Let me take another shot at explaining the end of my answer back in http://stackoverflow.com/questions/1310590/matrix-conversion.

We've reduced the problem to converting a matrix to the zero matrix via toggles, if possible. Start by noting that, if we want a minimal answer, we'll never toggle a row or column more than once, since toggling a row/column twice is the same as not toggling to begin with -- a consequence of the identity (P XOR 1) XOR 1 = P.

Let's look at the first row. Every 1 in the first row must be toggled to 0. We can do that by toggling each column with a 1 in the first row, or we can toggle the first row, swapping the 1's and 0's, and then toggle each new 1 back to a 0. And (assuming no toggle pairs) those are the only two sets of operations that result in the first row being reduced to all 0's.

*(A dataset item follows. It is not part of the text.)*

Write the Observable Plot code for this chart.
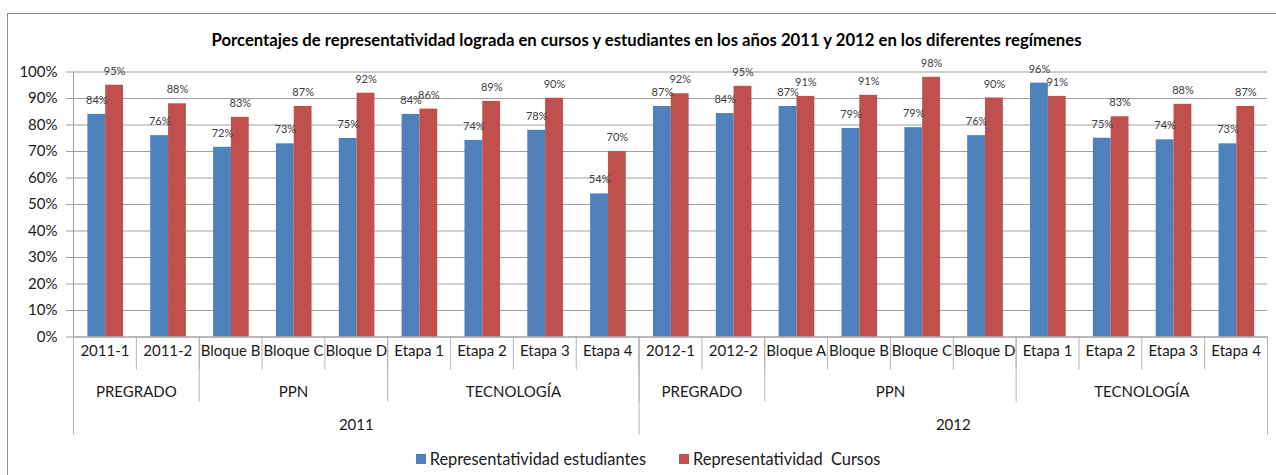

At this point, look at the other rows. If any row has a mixture of 0's or 1's, you're done and the problem is insoluble; there is no way to make the row all 0's without a column toggle, and that destroys a 0 in the first row. OTOH, if every other row is all 0's or all 1's, then you just have row toggles remaining.

The final step is a consequence of the fact that there are 2N possible toggles, and no toggle will be part of both solutions. That should be immediately clear from the above for column toggles; for row toggles, note that a row that is all 0's after one set of column toggles will be all 1's after the other set of column toggles. So, after computing one set of K toggles, the size of the other set will be 2N - K toggles.